* Stated problem *
Pick out every line of the entries below where "this" occurs, and copy those lines.

[Entries from a dataset]
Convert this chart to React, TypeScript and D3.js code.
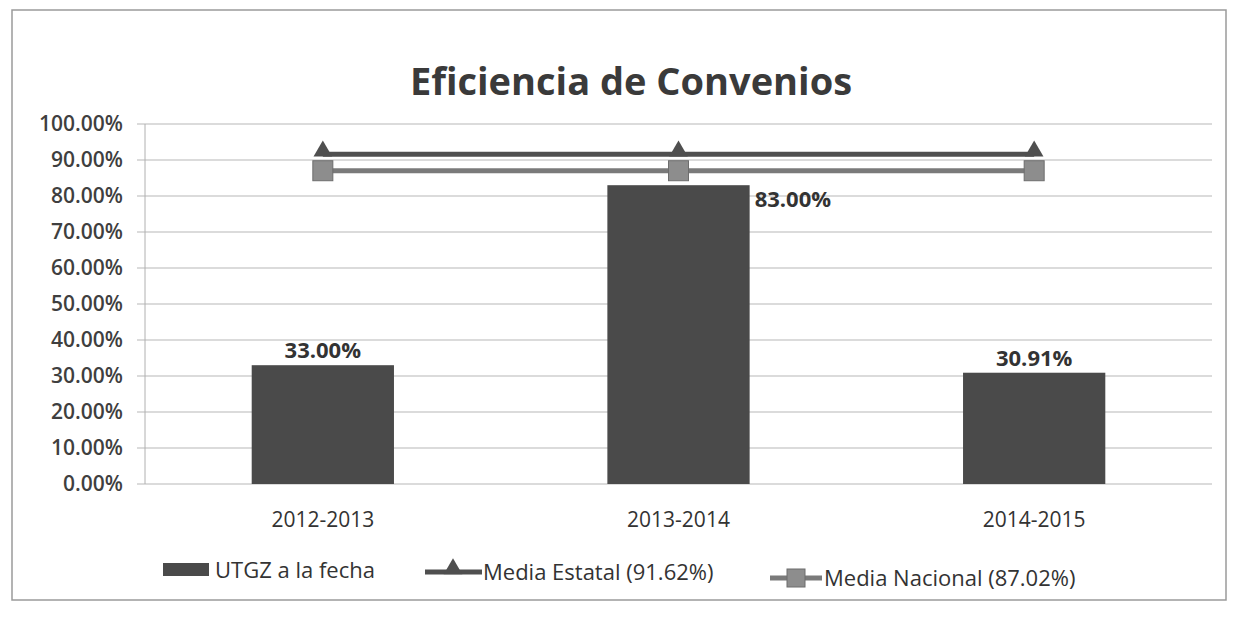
import React from "react";
import * as d3 from "d3";

const categories = ["2012-2013", "2013-2014", "2014-2015"];
const utgz = [33.0, 83.0, 30.91];
const mediaEstatal = [91.62, 91.62, 91.62];
const mediaNacional = [87.02, 87.02, 87.02];
const yTicks = [0, 10, 20, 30, 40, 50, 60, 70, 80, 90, 100];
const labelPos = ["top", "right", "top"];

const W = 1237, H = 622;
const M = { left: 145, right: 1212, top: 124, bottom: 484 };
const FONT = "'Open Sans', 'Liberation Sans', sans-serif";

export default function App() {
  const x = d3.scaleBand().domain(categories).range([M.left, M.right]).paddingInner(0.6).paddingOuter(0.3);
  const xc = d3.scalePoint().domain(categories).range([M.left, M.right]).padding(0.5);
  const y = d3.scaleLinear().domain([0, 100]).range([M.bottom, M.top]);
  const line = d3.line<number>().x((_, i) => xc(categories[i])!).y((d) => y(d));
  const fmt = (v: number) => v.toFixed(2) + "%";
  const barColor = "#4a4a4a";
  const estColor = "#4f4f4f";
  const nacColor = "#7a7a7a";
  const nacMarker = "#8d8d8d";
  const tri = d3.symbol().type(d3.symbolTriangle).size(150)();
  return (
    <svg width={W} height={H} style={{ position: "absolute", left: 0, top: 0, background: "#fff" }}>
      <rect x={12} y={10} width={1214} height={590} fill="#fff" stroke="#9a9a9a" strokeWidth={1.5} />
      <text x={631} y={95} textAnchor="middle" fontFamily={FONT} fontWeight={700} fontSize={38} fill="#3a3a3a">
        Eficiencia de Convenios
      </text>
      {yTicks.map((t) => (
        <g key={t}>
          <line x1={M.left - 8} x2={M.right} y1={y(t)} y2={y(t)} stroke="#b8b8b8" strokeWidth={1.2} />
          <text x={M.left - 22} y={y(t)} dy="0.35em" textAnchor="end" fontFamily={FONT} fontWeight={600} fontSize={21} fill="#3f3f3f">
            {fmt(t)}
          </text>
        </g>
      ))}
      <line x1={M.left} x2={M.left} y1={M.top} y2={M.bottom} stroke="#b0b0b0" strokeWidth={1} />
      {categories.map((c, i) => (
        <g key={c}>
          <rect x={x(c)} y={y(utgz[i])} width={x.bandwidth()} height={y(0) - y(utgz[i])} fill={barColor} />
          <text x={xc(c)} y={M.bottom + 36} dy="0.35em" textAnchor="middle" fontFamily={FONT} fontSize={21} fill="#333">{c}</text>
          {labelPos[i] === "top" ? (
            <text x={xc(c)} y={y(utgz[i]) - 7} textAnchor="middle" fontFamily={FONT} fontWeight={700} fontSize={22} fill="#333">{fmt(utgz[i])}</text>
          ) : (
            <text x={x(c)! + x.bandwidth() + 5} y={y(utgz[i]) + 22} textAnchor="start" fontFamily={FONT} fontWeight={700} fontSize={22} fill="#333">{fmt(utgz[i])}</text>
          )}
        </g>
      ))}
      <path d={line(mediaNacional)!} fill="none" stroke={nacColor} strokeWidth={5} />
      {categories.map((c) => (
        <rect key={"n" + c} x={xc(c)! - 10} y={y(mediaNacional[0]) - 10} width={20} height={20} fill={nacMarker} stroke="#6d6d6d" />
      ))}
      <path d={line(mediaEstatal)!} fill="none" stroke={estColor} strokeWidth={5} />
      {categories.map((c, i) => (
        <path key={"e" + c} d={tri!} transform={`translate(${xc(c)},${y(mediaEstatal[i]) - 3})`} fill={estColor} />
      ))}
      {/* legend */}
      <g fontFamily={FONT} fontSize={22} fill="#333">
        <rect x={163} y={563} width={46} height={13} fill={barColor} />
        <text x={215} y={570} dy="0.35em">UTGZ a la fecha</text>
        <line x1={425} x2={482} y1={572} y2={572} stroke={estColor} strokeWidth={5} />
        <path d={tri!} transform="translate(453,569)" fill={estColor} />
        <text x={483} y={572} dy="0.35em">Media Estatal (91.62%)</text>
        <line x1={770} x2={822} y1={578} y2={578} stroke={nacColor} strokeWidth={5} />
        <rect x={787} y={569} width={18} height={18} fill={nacMarker} stroke="#6d6d6d" />
        <text x={824} y={578} dy="0.35em">Media Nacional (87.02%)</text>
      </g>
    </svg>
  );
}
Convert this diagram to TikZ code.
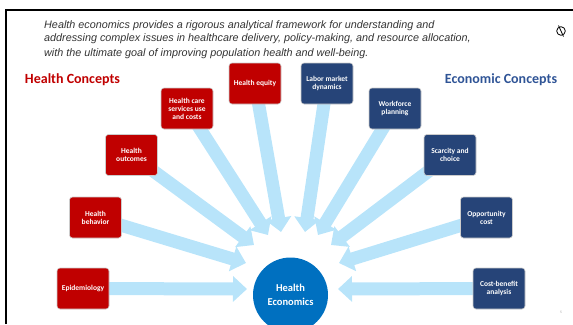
\documentclass[tikz,border=0pt]{standalone}
\usepackage{fontspec}
\setmainfont{Carlito}
\newfontfamily\arialfont{Liberation Sans}
\usetikzlibrary{arrows.meta,backgrounds}
\definecolor{hred}{RGB}{192,0,0}
\definecolor{eblue}{RGB}{38,68,120}
\definecolor{ctrblue}{RGB}{0,112,192}
\definecolor{rayblue}{RGB}{184,228,250}
\definecolor{titleblue}{RGB}{47,84,150}

\begin{document}
\begin{tikzpicture}[x=1pt,y=-1pt,
  concept/.style={draw=white!80!black,line width=0.6pt,rounded corners=3pt,
    minimum width=52pt,minimum height=41pt,align=center,text=white,
    font=\fontsize{7.5}{8}\selectfont\bfseries},
  health/.style={concept,fill=hred},
  econ/.style={concept,fill=eblue},
  ray/.style={rayblue,line width=13pt,-{Triangle[length=14pt,width=25pt]}}]
  \useasboundingbox (0,0) rectangle (573,324);
  \clip (0,0) rectangle (573,324);
  % slide frame
  \draw[line width=2.4pt] (5.8,324) -- (5.8,10.2) -- (573,10.2);
  % last line's baseline sets the position
  \node[anchor=base west,align=left,inner sep=0pt,text=black!80,
    font=\arialfont\itshape\fontsize{10.8}{14}\selectfont] (intro) at (44,56)
    {Health economics provides a rigorous analytical framework for understanding and\\
     addressing complex issues in healthcare delivery, policy-making, and resource allocation,\\
     with the ultimate goal of improving population health and well-being.};
  \draw[line width=0.8pt] (561,31) circle (4.3);
  \draw[line width=0.8pt] (558.5,25.5) -- (563.5,36.5);
  \node[font=\fontsize{3.5}{4}\selectfont,text=black!40] (pgno) at (561,312) {5};

  % column headings
  \node[font=\fontsize{14}{16}\selectfont\bfseries,text=hred] (hhead) at (72.5,80) {Health Concepts};
  \node[font=\fontsize{14}{16}\selectfont\bfseries,text=titleblue] (ehead) at (501,80) {Economic Concepts};

  % centre
  \node[circle,fill=ctrblue,minimum size=75pt,align=center,text=white,
    font=\fontsize{10.5}{14}\selectfont\bfseries] (he) at (290.5,295) {Health\\Economics};

  % health side
  \node[health] (epi)    at (83,288.5)  {Epidemiology};
  \node[health] (behav)  at (95.5,217.5) {Health\\behavior};
  \node[health] (outc)   at (131.5,155) {Health\\outcomes};
  \node[health] (care)   at (187,108.5) {Health care\\services use\\and costs};
  \node[health] (equity) at (255,83.5)  {Health equity};

  % economic side
  \node[econ] (labor) at (327,83.5)  {Labor market\\dynamics};
  \node[econ] (workf) at (395,108.5) {Workforce\\planning};
  \node[econ] (scarc) at (450,155)   {Scarcity and\\choice};
  \node[econ] (oppor) at (486.5,217.5) {Opportunity\\cost};
  \node[econ] (cba)   at (499,288.5) {Cost-benefit\\analysis};

  % arrow tips round the centre
  \coordinate (tEpi)    at (247,289);
  \coordinate (tBehav)  at (246,263);
  \coordinate (tOutc)   at (254,245);
  \coordinate (tCare)   at (268,235);
  \coordinate (tEquity) at (281,232);
  \coordinate (tLabor)  at (305,232);
  \coordinate (tWorkf)  at (318,235);
  \coordinate (tScarc)  at (331,245);
  \coordinate (tOppor)  at (339,263);
  \coordinate (tCba)    at (338,289);

  \begin{scope}[on background layer]
    \foreach \src/\tip in {epi/tEpi,behav/tBehav,outc/tOutc,care/tCare,equity/tEquity,
                           labor/tLabor,workf/tWorkf,scarc/tScarc,oppor/tOppor,cba/tCba}
      \draw[ray] (\src.center) -- (\tip);
  \end{scope}
\end{tikzpicture}
\end{document}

* Task solution *
Convert this chart to React, TypeScript and D3.js code.
Convert this diagram to TikZ code.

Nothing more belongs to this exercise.